I saw this experience first-hand in Mogadishu in 2011, when hundreds of thousands of families - many buried on the way - had fled to the city from the parched countryside to escape a devastating famine. Most had trekked hundreds of kilometres in searing heat with only the clothes on their back.

I was travelling with an aid agency that was handing out food parcels and toiletry packs in the Somalian capital. I remember a woman opening one, and espying Nivea skin moisturiser. There were shrieks of joy and laughter as she showed it to those around her, joking that now she'd look "sexy".

It was microscopic moment amidst a massive human disaster, but it had lifted everybody's spirits, for this was a woman who'd seen half her family die on the side of road from starvation.

And just today, as I was writing this, there was a knock on my door. We get many people coming to our house asking for food, money and clothes - a constant reminder of the sea of poverty that surrounds us in South Africa.

But what caught my attention was that this person, a young man from one of our SADC countries where its president is aged and corrupt, wanted some washing powder. "I need to wash my clothes. You can't smell when you look for work," he said.

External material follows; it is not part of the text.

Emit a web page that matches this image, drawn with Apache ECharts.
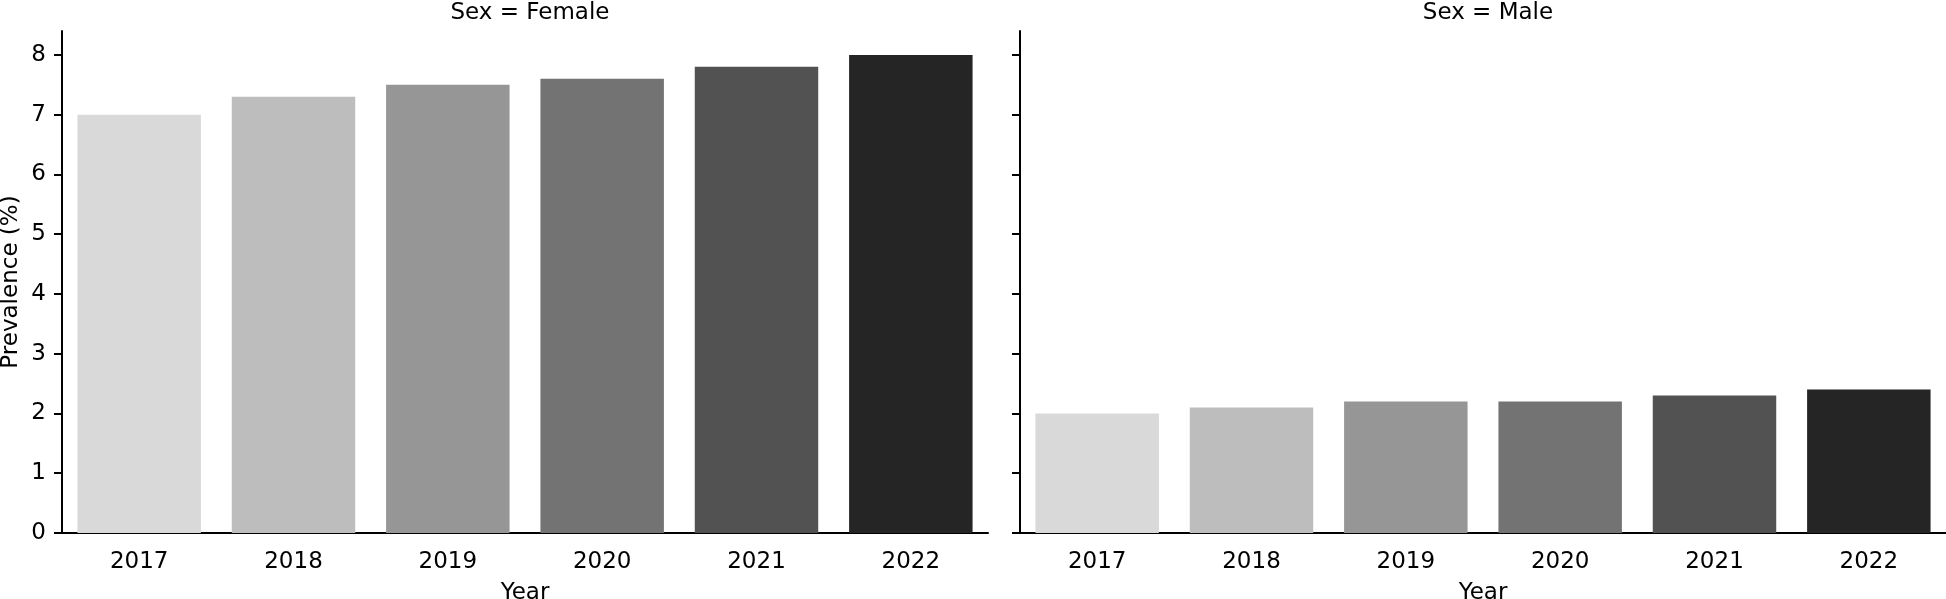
<!DOCTYPE html>
<html>
<head>
<meta charset="utf-8">
<script src="https://cdn.jsdelivr.net/npm/echarts@6/dist/echarts.min.js"></script>
<style>
  html, body { margin: 0; padding: 0; background: #fff; }
  #chart { width: 1946px; height: 599px; }
</style>
</head>
<body>
<div id="chart"></div>
<script>
  // data
  var years = ['2017', '2018', '2019', '2020', '2021', '2022'];
  var female = [7.0, 7.3, 7.5, 7.6, 7.8, 8.0];
  var male = [2.0, 2.1, 2.2, 2.2, 2.3, 2.4];
  var yTicks = [0, 1, 2, 3, 4, 5, 6, 7, 8];
  var greys = ['#d9d9d9', '#bdbdbd', '#969696', '#737373', '#525252', '#252525'];

  var font = 'DejaVu Sans';
  var fs = 23;
  var chart = echarts.init(document.getElementById('chart'));

  function barData(vals) {
    return vals.map(function (v, i) {
      return { value: v, itemStyle: { color: greys[i] } };
    });
  }

  function xAxis(idx) {
    return {
      type: 'category',
      gridIndex: idx,
      data: years,
      name: 'Year',
      nameLocation: 'middle',
      nameGap: 49,
      nameTextStyle: { fontFamily: font, fontSize: fs, color: '#000' },
      axisLine: { lineStyle: { color: '#000', width: 2 } },
      axisTick: { alignWithLabel: true, length: 8, lineStyle: { color: '#000', width: 2 } },
      axisLabel: { fontFamily: font, fontSize: fs, color: '#000', margin: 18 }
    };
  }

  function yAxis(idx) {
    return {
      type: 'value',
      gridIndex: idx,
      min: 0,
      max: 8.4,
      interval: 1,
      name: idx === 0 ? 'Prevalence (%)' : '',
      nameLocation: 'middle',
      nameGap: 39,
      nameTextStyle: { fontFamily: font, fontSize: fs, color: '#000' },
      splitLine: { show: false },
      axisLine: { show: true, lineStyle: { color: '#000', width: 2 } },
      axisTick: { show: true, length: 8, customValues: yTicks, lineStyle: { color: '#000', width: 2 } },
      axisLabel: { show: idx === 0, customValues: yTicks, fontFamily: font, fontSize: fs, color: '#000', margin: 16 }
    };
  }

  var option = {
    backgroundColor: '#ffffff',
    animation: false,
    title: [
      { text: 'Sex = Female', left: 525, top: -3, textAlign: 'center',
        textStyle: { fontFamily: font, fontSize: fs, fontWeight: 'normal', color: '#000' } },
      { text: 'Sex = Male', left: 1483, top: -3, textAlign: 'center',
        textStyle: { fontFamily: font, fontSize: fs, fontWeight: 'normal', color: '#000' } }
    ],
    grid: [
      { left: 62, top: 31, width: 926, height: 502, outerBoundsMode: 'none' },
      { left: 1020, top: 31, width: 926, height: 502, outerBoundsMode: 'none' }
    ],
    xAxis: [xAxis(0), xAxis(1)],
    yAxis: [yAxis(0), yAxis(1)],
    series: [
      { type: 'bar', xAxisIndex: 0, yAxisIndex: 0, barCategoryGap: '20%', data: barData(female) },
      { type: 'bar', xAxisIndex: 1, yAxisIndex: 1, barCategoryGap: '20%', data: barData(male) }
    ]
  };
  chart.setOption(option);
</script>
</body>
</html>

I gave him a few scoops in a packet and some food, and he departed with a smile. My charity had  cost me absolutely nothing - in fact I probably could have done a lot more - but for this young man the meal would pick him up for the day, and a few scoops of washing powder could mean a job.

It reminded me that as human beings we really have to be aware of those around us. Who knows what is going on behind the cheery faces? Because what we take for granted for ourselves, is often a game changer for others.

This is why projects such as SANZAF's Care Bag need our unstinting support. Being clean, smelling clean, enjoying access to sanitary pads and toothpaste should not be an exception to the rule. Cleanliness is a right, not a privilege.

Feeding someone is not just filling their stomach, but imbuing them with barakah and the active du'ah for something better, by allowing them the dignity to improve themselves. A Care Bag is the perfect start.